A woman recently gave birth in a nail salon. You may have read the article or seen her picture, along with her husband and now two kids, on Facebook. The birth morphed into a major media event, an upbeat happening appealing to readers and viewers, an occasion the 24/7 news industry endlessly talked about.
Actually, it is not a bad idea. In fact, the more I think about it, the more I like the concept. Why traipse to an antiseptic hospital for a natural event like childbirth?
Why not go to a place with a pleasant environment, a place where women enjoy chatting, drinking tea, coffee and other favorite beverages while getting a manicure and/or pedicure?
A woman should be relaxed when giving birth, but that is not easily accomplished. A few soothing words from her on-site birth counselor and the other women in the salon can go a long way in easing a woman’s anxiety.
Of course women can give birth at home, but let’s think about the implications.
Who should be invited?
Who is going to keep the house in order during the wait?
Who is going to clean up the mess afterwards?
Who is going to cook and feed the expectant entourage?
Women are already at the nail salon. It would be difficult to have a group of women on call at home, 24/7, until the auspicious time arrives.
It is much more fun, feminine, and practical to give birth in a pleasing environment surrounded by women who have already given birth, will soon give birth, who talk about childbirth experiences, or simply like the idea of other people giving birth.
And a woman-centered place like a nail salon fits the description.
After the birth, Mom can return for a post-natal checkup and Mommy Makeover.
But let’s not stop there.
Why not offer other women-specific procedures like mammograms at the salon? Women can encourage each other, laugh with each other, and commiserate with each other about the sometimes painful, definitely unfunny experience.
And what about pap smears and other GYN procedures? A doctor at one end, manicurist at the other, should somewhat mitigate the negativity of the medical activity.
Perhaps procedures should not be limited to women-only ones.
It is difficult in our fast-paced, busy lives finding time to get everything done. Combining activities helps. No reason to keep putting off that doctor’s visit when medical personnel can quickly, courteously and competently complete whatever medical procedure is needed at your favorite nail salon.

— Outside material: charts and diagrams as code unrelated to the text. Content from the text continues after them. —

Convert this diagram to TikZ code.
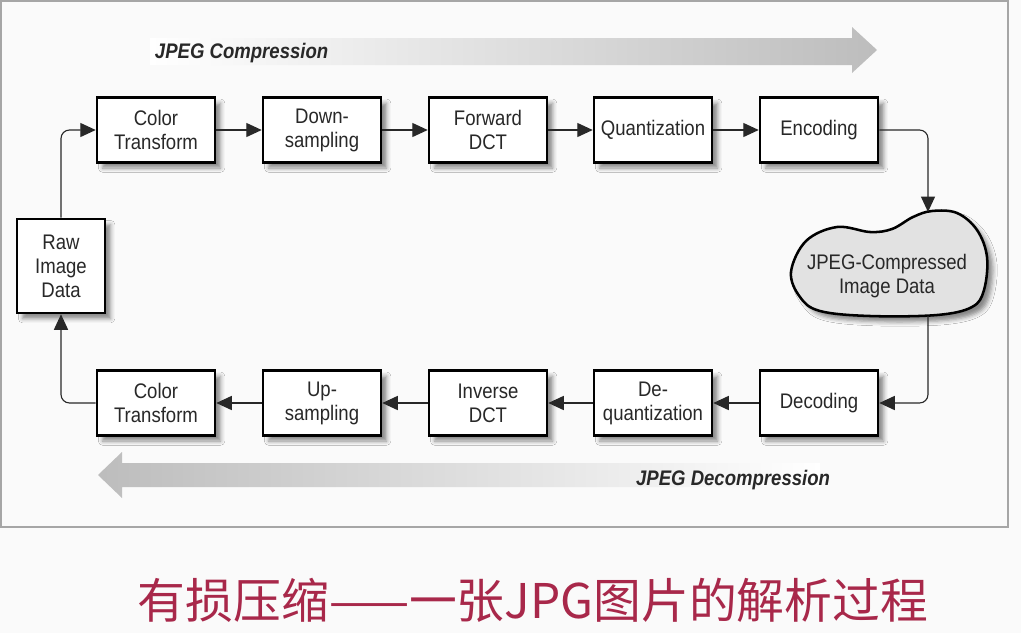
\documentclass[tikz,border=0pt]{standalone}
\usepackage{fontspec}
\setmainfont{Liberation Sans}[FakeStretch=0.88]
\newfontfamily\cjk{Noto Sans CJK SC}
\usepackage{tikz}
\usetikzlibrary{arrows.meta, positioning, shadows.blur}
\definecolor{Tinta}{RGB}{40, 40, 40}
\definecolor{Fondo}{RGB}{250, 250, 250}
\definecolor{Nube}{RGB}{226, 226, 226}
\definecolor{Rojo}{RGB}{168, 40, 74}

\begin{document}
\begin{tikzpicture}[x=0.025cm, y=-0.025cm,
        stage/.style={
            rectangle,
            draw=black,
            fill=white,
            line width=1.8pt,
            minimum width=2.95cm,
            minimum height=1.62cm,
            align=center,
            text=Tinta,
            font=\fontsize{15}{17}\selectfont,
            blur shadow={shadow xshift=4pt, shadow yshift=-4pt, shadow blur radius=3pt, shadow opacity=45}
        },
        flow/.style={
            draw=Tinta,
            line width=0.8pt,
            rounded corners=6pt,
            -{Triangle[length=11pt, width=10pt]}
        },
        bigarrow/.style={
            draw=none,
            shading=axis,
            shading angle=90
        },
        tag/.style={
            text=Tinta,
            font=\bfseries\itshape\fontsize{15}{17}\selectfont
        }
    ]
        \useasboundingbox (0,0) rectangle (1021,633);
        \fill[Fondo] (0,0) rectangle (1021,633);
        \draw[gray!70, line width=1.5pt] (1,1) rectangle (1008,527);

        % Direction arrows
        \path[bigarrow, left color=white, right color=gray!52]
            (150,38) -- (852,38) -- (852,27) -- (877,50) -- (852,73) -- (852,65) -- (150,65) -- cycle;
        \path[bigarrow, left color=gray!52, right color=white]
            (98,475) -- (122,452) -- (122,463) -- (820,463) -- (820,487) -- (122,487) -- (122,498) -- cycle;
        \node[tag, anchor=west] (comp) at (150,53) {JPEG Compression};
        \node[tag, anchor=east] (decomp) at (835,480) {JPEG Decompression};

        % Compression stages
        \node[stage] (ct1) at (156,130) {Color\\Transform};
        \node[stage] (down) at (322,130) {Down-\\sampling};
        \node[stage] (fdct) at (488,130) {Forward\\DCT};
        \node[stage] (quant) at (653,130) {Quantization};
        \node[stage] (enc) at (819,130) {Encoding};

        % Decompression stages
        \node[stage] (ct2) at (156,403) {Color\\Transform};
        \node[stage] (up) at (322,403) {Up-\\sampling};
        \node[stage] (idct) at (488,403) {Inverse\\DCT};
        \node[stage] (dequant) at (653,403) {De-\\quantization};
        \node[stage] (dec) at (819,403) {Decoding};

        % Raw data
        \node[stage, minimum width=2.2cm, minimum height=2.35cm] (raw) at (61,266) {Raw\\Image\\Data};

        % Compressed data cloud
        \path[draw=black, fill=Nube, line width=1.8pt,
              blur shadow={shadow xshift=4pt, shadow yshift=-4pt, shadow blur radius=3pt, shadow opacity=45}]
            plot[smooth cycle, tension=0.6] coordinates {
                (791,272) (806,241) (837,227) (870,232) (892,229) (913,217)
                (932,211) (957,213) (977,230) (987,257) (984,290) (972,307)
                (937,315) (870,316) (820,311) (800,297)};
        \node[text=Tinta, align=center, font=\fontsize{15}{17}\selectfont] (cloud) at (887,276) {JPEG-Compressed\\Image Data};
        \coordinate (cloudtop) at (928,212);
        \coordinate (cloudbot) at (928,316);

        % Connections
        \draw[flow] (raw.north) |- (ct1.west);
        \draw[flow] (ct1) -- (down);
        \draw[flow] (down) -- (fdct);
        \draw[flow] (fdct) -- (quant);
        \draw[flow] (quant) -- (enc);
        \draw[flow] (enc.east) -| (cloudtop);
        \draw[flow] (cloudbot) |- (dec.east);
        \draw[flow] (dec) -- (dequant);
        \draw[flow] (dequant) -- (idct);
        \draw[flow] (idct) -- (up);
        \draw[flow] (up) -- (ct2);
        \draw[flow] (ct2.west) -| (raw.south);

        % Caption
        \node[text=Rojo, font=\cjk\fontsize{34}{36}\selectfont] (caption) at (533,600) {有损压缩——一张JPG图片的解析过程};
    \end{tikzpicture}
\end{document}
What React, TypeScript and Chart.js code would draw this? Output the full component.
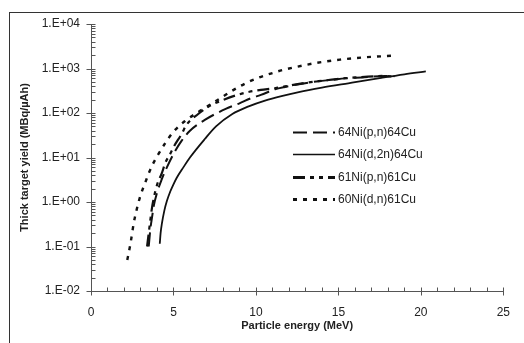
import { useEffect, useRef } from "react";
import { Chart, registerables } from "chart.js";

Chart.register(...registerables);

// ---- data ----
const seriesNames = ["64Ni(p,n)64Cu", "64Ni(d,2n)64Cu", "61Ni(p,n)61Cu", "60Ni(d,n)61Cu"];

const pn64Energy = [3.5, 3.6, 3.7, 3.8, 4.0, 4.3, 4.6, 5.0, 5.5, 6.0, 6.9, 8.2, 9.0, 9.7, 10.3, 11.15, 11.75, 12.8, 13.8, 14.6, 15.4, 16.4, 17.8, 18.4];
const pn64Yield = [0.1, 0.25, 0.45, 0.8, 1.6, 3.3, 6, 12, 24, 40, 70, 125, 165, 215, 255, 340, 385, 455, 520, 555, 600, 630, 675, 670];

const d2n64Energy = [4.17, 4.22, 4.3, 4.45, 4.6, 4.8, 5.0, 5.2, 5.6, 6.0, 6.9, 7.58, 8.57, 9.56, 10.55, 11.55, 12.6, 14.0, 15.6, 17.6, 19.0, 20.3];
const d2n64Yield = [0.115, 0.2, 0.33, 0.65, 1.05, 1.7, 2.5, 3.5, 6.0, 10, 26, 50, 95, 141, 190, 240, 295, 370, 465, 615, 740, 860];

const pn61Energy = [3.4, 3.5, 3.6, 3.7, 3.8, 4.0, 4.3, 4.5, 4.8, 5.0, 5.5, 5.8, 6.5, 7.2, 8.0, 8.8, 9.6, 10.3, 11.15, 11.75, 12.8, 13.8, 14.6, 15.4, 16.4, 17.8, 18.4];
const pn61Yield = [0.1, 0.2, 0.4, 0.75, 1.2, 2.4, 4.5, 7.5, 12, 17, 34, 55, 95, 145, 195, 250, 300, 330, 360, 395, 465, 520, 560, 605, 640, 680, 660];

const dn60Energy = [2.2, 2.4, 2.6, 2.8, 3.0, 3.3, 3.6, 4.0, 4.5, 5.0, 5.7, 6.5, 7.3, 8.0, 8.7, 9.4, 10.1, 11.0, 11.6, 13.0, 14.0, 15.1, 16.4, 17.3, 18.2, 18.5];
const dn60Yield = [0.05, 0.12, 0.35, 0.75, 1.4, 2.8, 5.4, 10.5, 21, 38, 66, 105, 160, 235, 340, 470, 610, 790, 920, 1200, 1400, 1580, 1760, 1850, 1930, 1950];

const xTickValues = [0, 5, 10, 15, 20, 25];
const yTickValues = [0.01, 0.1, 1, 10, 100, 1000, 10000];

const FONT = "'Liberation Sans', Arial, Helvetica, sans-serif";

function fmtExp(v: number): string {
  const e = Math.round(Math.log10(v));
  const s = e < 0 ? "-" : "+";
  const a = Math.abs(e);
  return "1.E" + s + (a < 10 ? "0" + a : String(a));
}

function pts(xs: number[], ys: number[]) {
  return xs.map((x, i) => ({ x, y: ys[i] }));
}

const axisPlugin = {
  id: "axisTicks",
  afterDraw(chart: any) {
    const { ctx, chartArea } = chart;
    const xs = chart.scales.x;
    const ys = chart.scales.y;
    ctx.save();
    ctx.strokeStyle = "#555";
    ctx.lineWidth = 1;
    const ax = Math.round(chartArea.left) + 0.5;
    const ay = Math.round(chartArea.bottom) + 0.5;
    ctx.beginPath();
    ctx.moveTo(ax, chartArea.top);
    ctx.lineTo(ax, ay);
    ctx.lineTo(Math.round(xs.getPixelForValue(25)) + 0.5, ay);
    for (let v = 0; v <= 25; v++) {
      const px = Math.round(xs.getPixelForValue(v)) + 0.5;
      if (v % 5 === 0) {
        ctx.moveTo(px, ay - 4);
        ctx.lineTo(px, ay + 4);
      } else {
        ctx.moveTo(px, ay - 4);
        ctx.lineTo(px, ay);
      }
    }
    for (let e = -2; e <= 4; e++) {
      const base = Math.pow(10, e);
      const py = Math.round(ys.getPixelForValue(base)) + 0.5;
      ctx.moveTo(ax - 5, py);
      ctx.lineTo(ax + 4, py);
      if (e < 4) {
        for (let m = 2; m <= 9; m++) {
          const my = Math.round(ys.getPixelForValue(base * m)) + 0.5;
          ctx.moveTo(ax, my);
          ctx.lineTo(ax + 4, my);
        }
      }
    }
    ctx.stroke();
    ctx.restore();
  },
};

const legendPlugin = {
  id: "inLegend",
  afterDraw(chart: any) {
    const { ctx, chartArea } = chart;
    const x0 = chartArea.left + 202;
    const y0 = chartArea.top + 108;
    const rowH = 22.4;
    ctx.save();
    chart.data.datasets.forEach((ds: any, i: number) => {
      const y = Math.round(y0 + i * rowH) + 0.5;
      ctx.beginPath();
      ctx.strokeStyle = ds.borderColor;
      ctx.lineWidth = ds.legendWidth;
      ctx.setLineDash(ds.borderDash || []);
      ctx.moveTo(x0, y);
      ctx.lineTo(x0 + 42, y);
      ctx.stroke();
      ctx.setLineDash([]);
      ctx.fillStyle = "#222";
      ctx.font = "12px " + FONT;
      ctx.textBaseline = "middle";
      ctx.textAlign = "left";
      ctx.fillText(ds.label, x0 + 45, y);
    });
    ctx.restore();
  },
};

export default function App() {
  const ref = useRef<HTMLCanvasElement | null>(null);

  useEffect(() => {
    if (!ref.current) return;
    const common = {
      pointRadius: 0,
      borderColor: "#111",
      fill: false,
      cubicInterpolationMode: "monotone" as const,
    };
    const chart = new Chart(ref.current, {
      type: "line",
      data: {
        datasets: [
          { ...common, label: seriesNames[0], data: pts(pn64Energy, pn64Yield), borderWidth: 2, borderDash: [14, 6], legendWidth: 2 } as any,
          { ...common, label: seriesNames[1], data: pts(d2n64Energy, d2n64Yield), borderWidth: 1.8, borderDash: [], legendWidth: 1.5 } as any,
          { ...common, label: seriesNames[2], data: pts(pn61Energy, pn61Yield), borderWidth: 2.2, borderDash: [12, 5, 4, 5, 4, 5], legendWidth: 3 } as any,
          { ...common, label: seriesNames[3], data: pts(dn60Energy, dn60Yield), borderWidth: 2.4, borderDash: [4, 6], legendWidth: 3 } as any,
        ],
      },
      options: {
        animation: false,
        responsive: false,
        maintainAspectRatio: false,
        layout: { padding: { left: 0, right: 14, top: 24, bottom: 0 } },
        plugins: {
          legend: { display: false },
          tooltip: { enabled: false },
        },
        scales: {
          x: {
            type: "linear",
            min: 0,
            max: 25,
            grid: { display: false, drawTicks: false },
            border: { display: false },
            afterBuildTicks: (s: any) => {
              s.ticks = xTickValues.map((v) => ({ value: v }));
            },
            afterFit: (s: any) => {
              s.height = 52;
            },
            ticks: {
              padding: 14,
              color: "#222",
              font: { family: FONT, size: 12 },
              maxRotation: 0,
            },
            title: {
              display: true,
              text: "Particle energy (MeV)",
              color: "#222",
              font: { family: FONT, size: 11, weight: "bold" },
              padding: { top: 0, bottom: 10 },
            },
          },
          y: {
            type: "logarithmic",
            min: 0.01,
            max: 10000,
            grid: { display: false, drawTicks: false },
            border: { display: false },
            afterBuildTicks: (s: any) => {
              s.ticks = yTickValues.map((v) => ({ value: v }));
            },
            afterFit: (s: any) => {
              s.width = 91;
            },
            ticks: {
              padding: 11,
              color: "#222",
              font: { family: FONT, size: 12 },
              callback: (v: any) => fmtExp(Number(v)),
              autoSkip: false,
            },
            title: {
              display: true,
              text: "Thick target yield (MBq/µAh)",
              color: "#222",
              font: { family: FONT, size: 11, weight: "bold" },
              padding: { top: 18, bottom: 0 },
            },
          },
        },
      } as any,
      plugins: [axisPlugin, legendPlugin],
    });
    return () => chart.destroy();
  }, []);

  return (
    <div style={{ position: "fixed", left: 0, top: 0, width: 524, height: 343, background: "#fff", overflow: "hidden" }}>
      <div
        style={{
          position: "absolute",
          left: 9,
          top: 12,
          width: 600,
          height: 400,
          borderLeft: "1px solid #333",
          borderTop: "1px solid #333",
        }}
      />
      <canvas ref={ref} width={524} height={343} style={{ position: "absolute", left: 0, top: 0, width: 524, height: 343 }} />
    </div>
  );
}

Everyone would benefit – the medical profession, the nail salon, and customers.
Discounts can be offered for a manicure/mammogram combo.
Or a pedicure and periodontal checkup. The specialists should be far enough away from each other to complete their tasks without getting in each other’s way.
The possibilities are endless.
How about an eyebrow wax and EKG?
Or botox and a manicure or pedicure – or both?
And why not let men in on the idea? I am sure barber shops are looking for ways to drum up additional business. What about a shave and a prostate exam? A haircut and heart checkup?
I am going to suggest my idea to my manicurist tomorrow. She is always interested in new business and ways of generating new business.
Maybe I could get a commission.
OK, forget the commission.
I will settle for a free manicure and pedicure.